With FIOS behind the process, Rivalz launched three products in four months—on a fraction of the R&D budget an established CPG company would typically spend for a comparable outcome.

The modern challenger-brand playbook in snacks is to move faster than incumbents. Faster iteration on consumer trends. Faster launch of new SKUs. Faster response to retail feedback. But faster product development traditionally means more R&D headcount, more lab runs, more manufacturing pilots — all of which are capital-intensive.
Rivalz needed to develop multiple SKUs at speed with a lean team. That meant replacing trial-and-error pilot runs with predictive formulation, and compressing the time from concept to shelf-ready product from years to months.

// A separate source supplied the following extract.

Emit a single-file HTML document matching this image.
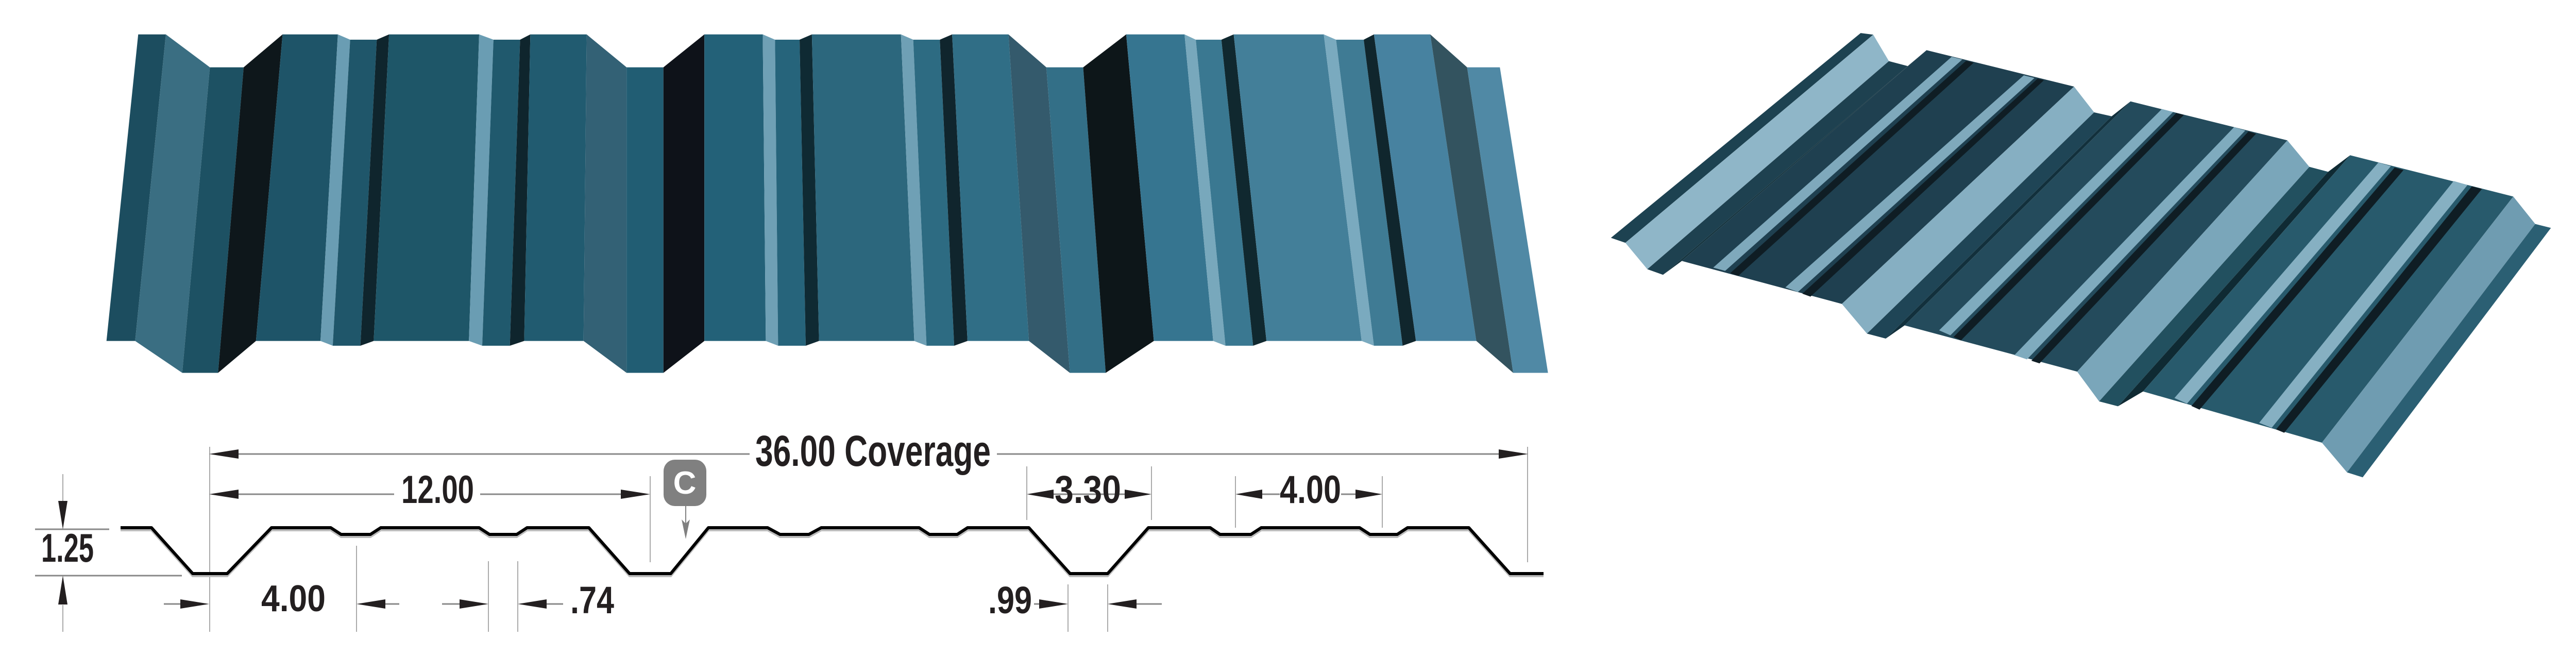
<!DOCTYPE html>
<html><head><meta charset="utf-8"><style>
html,body{margin:0;padding:0;background:#fff;}
svg{display:block;}
text{font-family:"Liberation Sans Narrow","Liberation Sans",sans-serif;font-weight:bold;fill:#231f20;}
</style></head><body>
<svg width="5000" height="1271" viewBox="0 0 5000 1271" xmlns="http://www.w3.org/2000/svg">
<rect width="5000" height="1271" fill="#fff"/>
<!-- LEFT PANEL -->
<g transform="scale(1.9872,0.4872)">
<polygon points="135,137 162,137 132,1358 104,1358" fill="#1c4d5f"/>
<polygon points="162,137 205,268 178,1485 132,1358" fill="#3a6e82"/>
<polygon points="205,268 238,268 213,1485 178,1485" fill="#1d5163"/>
<polygon points="238,268 276,137 250,1358 213,1485" fill="#0e171b"/>
<polygon points="276,137 330,137 313,1358 250,1358" fill="#1e5468"/>
<polygon points="330,137 342,158 325,1377 313,1358" fill="#6a9db3"/>
<polygon points="342,158 368,158 352,1377 325,1377" fill="#1f566a"/>
<polygon points="368,158 380,137 365,1358 352,1377" fill="#0f252d"/>
<polygon points="380,137 468,137 458,1358 365,1358" fill="#1e5668"/>
<polygon points="468,137 482,158 471,1377 458,1358" fill="#6a9db3"/>
<polygon points="482,158 508,158 498,1377 471,1377" fill="#20596d"/>
<polygon points="508,158 518,137 512,1358 498,1377" fill="#0f252d"/>
<polygon points="518,137 573,137 570,1358 512,1358" fill="#215b70"/>
<polygon points="573,137 612,268 612,1485 570,1358" fill="#336175"/>
<polygon points="612,268 648,268 648,1485 612,1485" fill="#215d73"/>
<polygon points="648,268 688,137 688,1358 648,1485" fill="#0e1219"/>
<polygon points="688,137 745,137 748,1358 688,1358" fill="#236178"/>
<polygon points="745,137 757,158 760,1377 748,1358" fill="#6fa0b5"/>
<polygon points="757,158 781,158 787,1377 760,1377" fill="#26647b"/>
<polygon points="781,158 793,137 800,1358 787,1377" fill="#0f2a33"/>
<polygon points="793,137 880,137 893,1358 800,1358" fill="#2c677d"/>
<polygon points="880,137 892,158 905,1377 893,1358" fill="#6fa0b5"/>
<polygon points="892,158 918,158 932,1377 905,1377" fill="#2d6b82"/>
<polygon points="918,158 930,137 945,1358 932,1377" fill="#10252d"/>
<polygon points="930,137 985,137 1005,1358 945,1358" fill="#306e86"/>
<polygon points="985,137 1022,268 1045,1485 1005,1358" fill="#345a6c"/>
<polygon points="1022,268 1058,268 1080,1485 1045,1485" fill="#336f87"/>
<polygon points="1058,268 1100,137 1127,1358 1080,1485" fill="#0d1619"/>
<polygon points="1100,137 1157,137 1185,1358 1127,1358" fill="#367590"/>
<polygon points="1157,137 1168,158 1197,1377 1185,1358" fill="#78a8bc"/>
<polygon points="1168,158 1193,158 1224,1377 1197,1377" fill="#3a7891"/>
<polygon points="1193,158 1205,137 1237,1358 1224,1377" fill="#10282f"/>
<polygon points="1205,137 1293,137 1330,1358 1237,1358" fill="#437f99"/>
<polygon points="1293,137 1305,158 1342,1377 1330,1358" fill="#7aaabf"/>
<polygon points="1305,158 1332,158 1370,1377 1342,1377" fill="#3f7b94"/>
<polygon points="1332,158 1342,137 1383,1358 1370,1377" fill="#10262d"/>
<polygon points="1342,137 1397,137 1442,1358 1383,1358" fill="#4782a0"/>
<polygon points="1397,137 1433,268 1478,1485 1442,1358" fill="#33535f"/>
<polygon points="1433,268 1465,268 1512,1485 1478,1485" fill="#5089a5"/>
</g>

<!-- PROFILE DRAWING -->
<g stroke="#aaa" stroke-width="2">
<line x1="407" y1="867" x2="407" y2="1226"/>
<line x1="2965" y1="867" x2="2965" y2="1091"/>
<line x1="1262" y1="924" x2="1262" y2="1091"/>
<line x1="1993" y1="905" x2="1993" y2="1009"/>
<line x1="2235" y1="905" x2="2235" y2="1009"/>
<line x1="2398" y1="924" x2="2398" y2="1024"/>
<line x1="2683" y1="924" x2="2683" y2="1024"/>
<line x1="692" y1="1059" x2="692" y2="1226"/>
<line x1="948" y1="1089" x2="948" y2="1226"/>
<line x1="1005" y1="1089" x2="1005" y2="1226"/>
<line x1="2073" y1="1134" x2="2073" y2="1226"/>
<line x1="2150" y1="1134" x2="2150" y2="1226"/>
<line x1="122" y1="920" x2="122" y2="972"/>
<line x1="122" y1="1174" x2="122" y2="1226"/>
</g>
<g stroke="#888" stroke-width="3">
<line x1="68" y1="1027" x2="212" y2="1027"/>
<line x1="68" y1="1117" x2="353" y2="1117"/>
<line x1="122" y1="972" x2="122" y2="1000"/>
<line x1="440" y1="881" x2="1455" y2="881"/>
<line x1="1935" y1="881" x2="2930" y2="881"/>
<line x1="440" y1="959" x2="765" y2="959"/>
<line x1="932" y1="959" x2="1230" y2="959"/>
<line x1="2040" y1="959" x2="2190" y2="959"/>
<line x1="2440" y1="959" x2="2484" y2="959"/>
<line x1="2603" y1="959" x2="2650" y2="959"/>
<line x1="318" y1="1172" x2="360" y2="1172"/>
<line x1="740" y1="1172" x2="775" y2="1172"/>
<line x1="858" y1="1172" x2="900" y2="1172"/>
<line x1="1050" y1="1172" x2="1093" y2="1172"/>
<line x1="2007" y1="1172" x2="2030" y2="1172"/>
<line x1="2195" y1="1172" x2="2255" y2="1172"/>
</g>
<g fill="#231f20">
<polygon points="122,1027 113,972 131,972"/>
<polygon points="122,1117 113,1173 131,1173"/>
<polygon points="406,881 463,872 463,890"/>
<polygon points="2966,881 2909,872 2909,890"/>
<polygon points="406,959 463,950 463,968"/>
<polygon points="1262,959 1205,950 1205,968"/>
<polygon points="1993,959 2045,950 2045,968"/>
<polygon points="2235,959 2183,950 2183,968"/>
<polygon points="2398,959 2450,950 2450,968"/>
<polygon points="2683,959 2631,950 2631,968"/>
<polygon points="406,1172 350,1163 350,1181"/>
<polygon points="692,1172 748,1163 748,1181"/>
<polygon points="948,1172 892,1163 892,1181"/>
<polygon points="1005,1172 1061,1163 1061,1181"/>
<polygon points="2073,1172 2017,1163 2017,1181"/>
<polygon points="2150,1172 2206,1163 2206,1181"/>
</g>
<path d="M234,1029 L294,1029 L374,1118 L441,1118 L527,1029 L642,1029 L662,1042 L719,1042 L739,1029 L930,1029 L950,1042 L1003,1042 L1023,1029 L1143,1029 L1222,1118 L1302,1118 L1375,1029 L1490,1029 L1514,1042 L1570,1042 L1594,1029 L1784,1029 L1804,1042 L1858,1042 L1878,1029 L1997,1029 L2077,1118 L2150,1118 L2229,1029 L2349,1029 L2368,1042 L2428,1042 L2448,1029 L2639,1029 L2659,1042 L2712,1042 L2732,1029 L2851,1029 L2931,1118 L2996,1118" fill="none" stroke="#bbb" stroke-width="4"/>
<path d="M234,1024 L294,1024 L374,1113 L441,1113 L527,1024 L642,1024 L662,1037 L719,1037 L739,1024 L930,1024 L950,1037 L1003,1037 L1023,1024 L1143,1024 L1222,1113 L1302,1113 L1375,1024 L1490,1024 L1514,1037 L1570,1037 L1594,1024 L1784,1024 L1804,1037 L1858,1037 L1878,1024 L1997,1024 L2077,1113 L2150,1113 L2229,1024 L2349,1024 L2368,1037 L2428,1037 L2448,1024 L2639,1024 L2659,1037 L2712,1037 L2732,1024 L2851,1024 L2931,1113 L2996,1113" fill="none" stroke="#000" stroke-width="6" stroke-linejoin="round"/>
<!-- C badge -->
<rect x="1288" y="892" width="83" height="90" rx="22" fill="#808080"/>
<text x="1329" y="958" font-size="62" text-anchor="middle" style="fill:#fff;font-family:'Liberation Sans',sans-serif">C</text>
<line x1="1331" y1="982" x2="1331" y2="1020" stroke="#808080" stroke-width="2"/>
<polygon points="1331,1046 1323,1008 1331,1016 1339,1008" fill="#808080"/>
<!-- labels -->
<text x="1466" y="904" font-size="84" textLength="457" lengthAdjust="spacingAndGlyphs">36.00 Coverage</text>
<text x="779" y="976" font-size="76" textLength="141" lengthAdjust="spacingAndGlyphs">12.00</text>
<text x="2047" y="976" font-size="76" textLength="129" lengthAdjust="spacingAndGlyphs">3.30</text>
<text x="2484" y="976" font-size="76" textLength="119" lengthAdjust="spacingAndGlyphs">4.00</text>
<text x="80" y="1090" font-size="78" textLength="102" lengthAdjust="spacingAndGlyphs">1.25</text>
<text x="507" y="1186" font-size="72" textLength="125" lengthAdjust="spacingAndGlyphs">4.00</text>
<text x="1107" y="1190" font-size="74" textLength="85" lengthAdjust="spacingAndGlyphs">.74</text>
<text x="1918" y="1190" font-size="74" textLength="85" lengthAdjust="spacingAndGlyphs">.99</text>

<!-- RIGHT PANEL -->
<g transform="translate(3100,0) scale(1.218,0.641)">
<polygon points="420,100 440,105 45,735 22,720" fill="#1d4251"/>
<polygon points="440,105 465,185 80,815 45,735" fill="#8fb6c8"/>
<polygon points="465,185 495,200 105,832 80,815" fill="#1e4150"/>
<polygon points="495,200 525,152 135,790 105,832" fill="#163540"/>
<polygon points="525,152 760,262 390,920 135,790" fill="#1f4050"/>
<polygon points="565,172 582,180 204,820 185,810" fill="#7fa9bc"/>
<polygon points="588,184 600,190 225,835 212,827" fill="#0f1d24"/>
<polygon points="680,228 697,236 320,884 300,870" fill="#7fa9bc"/>
<polygon points="702,238 712,243 340,898 327,889" fill="#0f1d24"/>
<polygon points="760,262 792,340 430,1010 390,920" fill="#86afc2"/>
<polygon points="792,340 820,352 460,1025 430,1010" fill="#1f4556"/>
<polygon points="820,352 850,307 490,985 460,1025" fill="#12303c"/>
<polygon points="850,307 1100,425 765,1125 490,985" fill="#244b5c"/>
<polygon points="900,330 918,339 563,1015 545,1000" fill="#7fabbe"/>
<polygon points="923,342 935,348 580,1030 568,1020" fill="#0f1d24"/>
<polygon points="1015,385 1033,395 685,1088 665,1075" fill="#7fabbe"/>
<polygon points="1038,398 1050,405 705,1100 692,1092" fill="#0f1d24"/>
<polygon points="1100,425 1135,505 800,1215 765,1125" fill="#7aa6ba"/>
<polygon points="1135,505 1165,520 830,1230 800,1215" fill="#22505f"/>
<polygon points="1165,520 1200,470 870,1185 830,1230" fill="#0f2a33"/>
<polygon points="1200,470 1460,595 1155,1340 870,1185" fill="#285a6c"/>
<polygon points="1245,492 1265,503 940,1222 920,1205" fill="#86b0c2"/>
<polygon points="1271,507 1285,515 960,1240 947,1229" fill="#0f1d24"/>
<polygon points="1365,548 1387,560 1075,1295 1055,1280" fill="#86b0c2"/>
<polygon points="1394,564 1410,572 1095,1310 1082,1300" fill="#0f1d24"/>
<polygon points="1460,595 1495,678 1195,1430 1155,1340" fill="#6f9cb1"/>
<polygon points="1495,678 1520,690 1220,1445 1195,1430" fill="#2b5f73"/>
</g>
</svg>
</body></html>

The bet was explicit: if AI-driven product development can predict what works before it’s made, a small team with the right platform can outrun large teams with legacy workflows.
Rivalz uses FIOS to simulate thousands of formulation variants per product concept. Multicomponent modeling handles the binder-plus-particulates structure of healthy snacks. Digital twins predict process behavior at extrusion and baking. Sensory, nutrition, and cost are optimized together, with regulatory constraints (Nutri-Score targets, labeling rules) baked into the search space.
What emerges from that simulation is a small set of high-probability winners — formulations that have already cleared the modeling hurdle before anyone turns on an extruder. The physical lab work that remains is confirmation, not exploration.
Net effect: Rivalz’s R&D cycles compressed by over 95% versus traditional CPG product development. Three products shipped in four months. Materials and formulation spend dropped 32% because failed pilot runs mostly don’t happen.
The Rivalz story is bigger than faster product launches. It signals a new economic model for challenger brands, where AI takes on work that once demanded dozens of costly pilot runs. Formulation cycles that used to require six-figure budgets can now run in simulation. Timelines that once took months can now shrink to weeks. That’s why more teams are moving to this new model.